In this shining debut, identity and community converge in poems for a modern generation. Beginning with the open prairie skies of her youth, Sarah Ens maps an emergence into millennial womanhood, questioning feminine expectations and examining heartache and disembodiment during an age of personal and planetary upheaval. The World Is Mostly Sky looks backwards and inwards to find respite in stars, warm earth, and deep waters while rejoicing in the sacred bonds of sisterhood that offer the courage to meet our uncertain horizon.
In The World is Mostly Sky, Sarah Ens bewitches us with broken robin eggs and belly button rings, silos and steeples, stones and stars. This stunning debut bursts with transfixing hosannas for an eerie coming of age--and with "purple-tongued" benedictions that sing the "in/breaking divine". Ens' poems have a contagious and fierce intensity, akin to an intimate conversation between the closest of friends. Her poems haunt. They ricochet. They pierce and shine.
When Sarah Ens calls--no, screams--into the silo of selfhood, unexpected hollows sound--organ pipes, beer bottle throats, amethyst supplements, plastic tongues, taxidermied bear heads, self-extracted teeth. I can't shake the image of a girl's echo returning to her as her own older voice.
Ens' vibrating debut gnaws inside the dark vat of a prairie girl's becoming.

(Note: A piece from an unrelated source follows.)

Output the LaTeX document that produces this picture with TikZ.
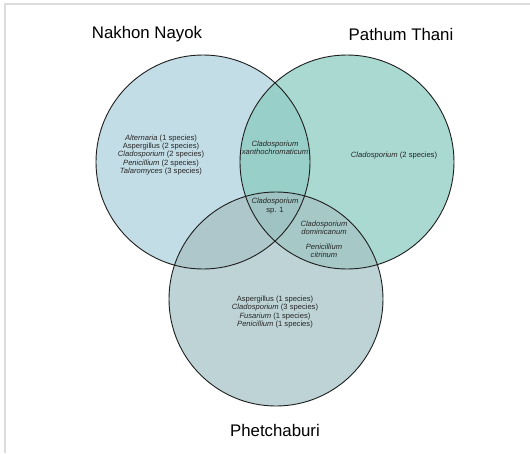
\documentclass[tikz,border=0pt]{standalone}
\usepackage{fontspec}
\setmainfont{Liberation Sans}

\definecolor{nayokfill}{HTML}{C3DDE6}
\definecolor{pathumfill}{HTML}{A9D9D0}
\definecolor{phetfill}{HTML}{BDD3D6}
\definecolor{npfill}{HTML}{98CFC8}
\definecolor{nbfill}{HTML}{ADC7CB}
\definecolor{pbfill}{HTML}{A6C9C8}
\definecolor{allfill}{HTML}{9EC3C2}
\definecolor{framegray}{HTML}{DCDCDC}
\definecolor{rim}{HTML}{1E1E1E}

\begin{document}
\begin{tikzpicture}[x=1pt,y=-1pt,
	region/.style={font=\fontsize{7.6}{8.2}\selectfont, align=center, text=black!85},
	place/.style={font=\fontsize{16.8}{19}\selectfont}]
\useasboundingbox (0,0) rectangle (530,453);
\fill[white] (0,0) rectangle (530,453);
\draw[framegray, line width=1.5pt] (5,453) -- (5,4) -- (530,4);

\def\rad{107}
\coordinate (cn) at (203,162);
\coordinate (cp) at (347,162);
\coordinate (cb) at (276,299);

% the three sets
\fill[nayokfill] (cn) circle (\rad);
\fill[pathumfill] (cp) circle (\rad);
\fill[phetfill] (cb) circle (\rad);

% overlaps
\begin{scope}
	\clip (cn) circle (\rad);
	\fill[npfill] (cp) circle (\rad);
	\fill[nbfill] (cb) circle (\rad);
\end{scope}
\begin{scope}
	\clip (cp) circle (\rad);
	\fill[pbfill] (cb) circle (\rad);
	\clip (cb) circle (\rad);
	\fill[allfill] (cn) circle (\rad);
\end{scope}

\draw[rim, line width=0.9pt] (cn) circle (\rad);
\draw[rim, line width=0.9pt] (cp) circle (\rad);
\draw[rim, line width=0.9pt] (cb) circle (\rad);

\path (147,34) node[place] (nayok) {Nakhon Nayok}
		(401,34) node[place] (pathum) {Pathum Thani}
		(275,430) node[place] (phet) {Phetchaburi}
		(161,155) node[region] (nonly) {\textit{Alternaria} (1 species)\\Aspergillus (2 species)\\\textit{Cladosporium} (2 species)\\\textit{Penicillium} (2 species)\\\textit{Talaromyces} (3 species)}
		(275,148) node[region] (np) {\textit{Cladosporium}\\\textit{xanthochromaticum}}
		(394,156) node[region] (ponly) {\textit{Cladosporium} (2 species)}
		(275,206) node[region] (npb) {\textit{Cladosporium}\\sp. 1}
		(324,228) node[region] (pb1) {\textit{Cladosporium}\\\textit{dominicanum}}
		(324,251) node[region] (pb2) {\textit{Penicillium}\\\textit{citrinum}}
		(275,312) node[region] (bonly) {Aspergillus (1 species)\\\textit{Cladosporium} (3 species)\\\textit{Fusarium} (1 species)\\\textit{Penicillium} (1 species)}
		;
\end{tikzpicture}
\end{document}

These poems are thorough, intimate, fiercely sensual processes, "tiny gnathic movements / digesting disaster". In The World Is Mostly Sky, Ens takes the world by mouth, turning submerged matters into spit-back, unroofed, fully-lit desires. Throw away the old Hitchcock femme fatale script. Ens' debut is "one true scream".
These sharp, smart poems are embodied in the truest sense: of and faithful to the body. Whether she's writing of girl- or womanhood, of the prairies or the city, Ens' vivid, forceful language fully engages and challenges her readers.